**** Dataset content

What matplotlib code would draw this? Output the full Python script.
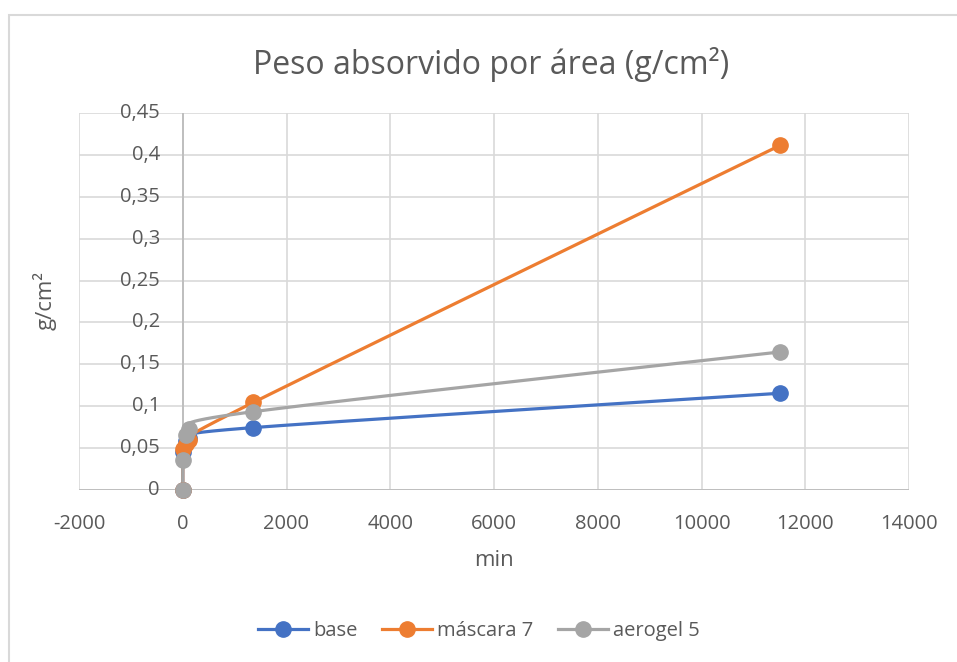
import numpy as np
import matplotlib
matplotlib.use("Agg")
import matplotlib.pyplot as plt
from matplotlib.lines import Line2D
from matplotlib.patches import Rectangle

plt.rcParams['font.family'] = ['Open Sans', 'DejaVu Sans']

# Data: absorbed weight per area (g/cm²) against time (min)
tiempo = [0, 5, 60, 120, 1360, 11520]
base = [0, 0.045, 0.058, 0.062, 0.0745, 0.1155]
mascara_7 = [0, 0.049, 0.055, 0.060, 0.1045, 0.4115]
aerogel_5 = [0, 0.036, 0.066, 0.0725, 0.0935, 0.1648]

series_names = ["base", "máscara 7", "aerogel 5"]
series_colors = ["#4472C4", "#ED7D31", "#A5A5A5"]

x_ticks = [-2000, 0, 2000, 4000, 6000, 8000, 10000, 12000, 14000]
y_ticks = [0, 0.05, 0.1, 0.15, 0.2, 0.25, 0.3, 0.35, 0.4, 0.45]
y_labels = ["0", "0,05", "0,1", "0,15", "0,2", "0,25", "0,3", "0,35", "0,4", "0,45"]


def smooth_curve(x, y, n=40):
    """Bezier-smoothed polyline through the points (spreadsheet-style)."""
    x = np.asarray(x, float)
    y = np.asarray(y, float)
    pts = np.column_stack([x, y])
    out = [pts[0:1]]
    for i in range(len(pts) - 1):
        p0 = pts[i - 1] if i > 0 else pts[i]
        p1 = pts[i]
        p2 = pts[i + 1]
        p3 = pts[i + 2] if i + 2 < len(pts) else pts[i + 1]
        c1 = p1 + (p2 - p0) / 6.0
        c2 = p2 - (p3 - p1) / 6.0
        t = np.linspace(0, 1, n)[1:, None]
        seg = ((1 - t) ** 3) * p1 + 3 * ((1 - t) ** 2) * t * c1 + 3 * (1 - t) * t ** 2 * c2 + t ** 3 * p2
        out.append(seg)
    c = np.vstack(out)
    return c[:, 0], c[:, 1]


fig = plt.figure(figsize=(9.57, 6.62), dpi=100)
W, H = 957, 662

# chart frame (top and left edges visible)
fig.add_artist(Rectangle((9 / W, -0.1), 1.2, (H - 15) / H + 0.1, transform=fig.transFigure,
                         fill=False, edgecolor="#D9D9D9", linewidth=1.5))

ax = fig.add_axes([79 / W, (H - 490) / H, (909 - 79) / W, (490 - 113) / H])
ax.set_xlim(-2000, 14000)
ax.set_ylim(0, 0.45)

for s in ax.spines.values():
    s.set_visible(False)
ax.set_xticks(x_ticks)
ax.set_yticks(y_ticks)
ax.grid(True, color="#D9D9D9", linewidth=1.2)
ax.set_axisbelow(True)
ax.tick_params(length=0, labelleft=False, labelbottom=False)

# axis lines at zero
ax.axhline(0, color="#BFBFBF", linewidth=1.4, zorder=1)
ax.axvline(0, color="#BFBFBF", linewidth=1.4, zorder=1)

# tick labels
tc = "#595959"
for xv in x_ticks:
    ax.text(xv, -0.040, str(xv), ha="center", va="center", fontsize=14.5, color=tc)
for yv, lab in zip(y_ticks, y_labels):
    ax.text(-440, yv, lab, ha="right", va="center", fontsize=14.5, color=tc)

for yv_list, name, col in zip([base, mascara_7, aerogel_5], series_names, series_colors):
    sx, sy = smooth_curve(tiempo, yv_list)
    ax.plot(sx, sy, color=col, linewidth=2.3, zorder=3, solid_capstyle="round")
    ax.plot(tiempo, yv_list, linestyle="none", marker="o", markersize=11,
            color=col, zorder=4, clip_on=False)

fig.text(491 / W, 1 - 64 / H, "Peso absorvido por área (g/cm²)", ha="center", va="center",
         fontsize=23, color=tc)
fig.text(494 / W, 1 - 561 / H, "min", ha="center", va="center", fontsize=16, color=tc)
fig.text(45 / W, 1 - 300 / H, "g/cm²", ha="center", va="center", fontsize=16,
         color=tc, rotation=90)

handles = [Line2D([0], [0], color=c, linewidth=2.3, marker="o", markersize=11) for c in series_colors]
fig.legend(handles, series_names, loc="center", bbox_to_anchor=(479 / W, 1 - 631 / H), ncol=3,
           frameon=False, fontsize=14.5, labelcolor=tc, handlelength=2.5, columnspacing=1.2,
           handletextpad=0.25)

fig.savefig("out.png", dpi=100)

********

■ **Written request**: All lines of the data above that include the word "matplotlib" must be shown.

■ **Task result**:
What matplotlib code would draw this? Output the full Python script.
import matplotlib
matplotlib.use("Agg")
import matplotlib.pyplot as plt
from matplotlib.lines import Line2D
from matplotlib.patches import Rectangle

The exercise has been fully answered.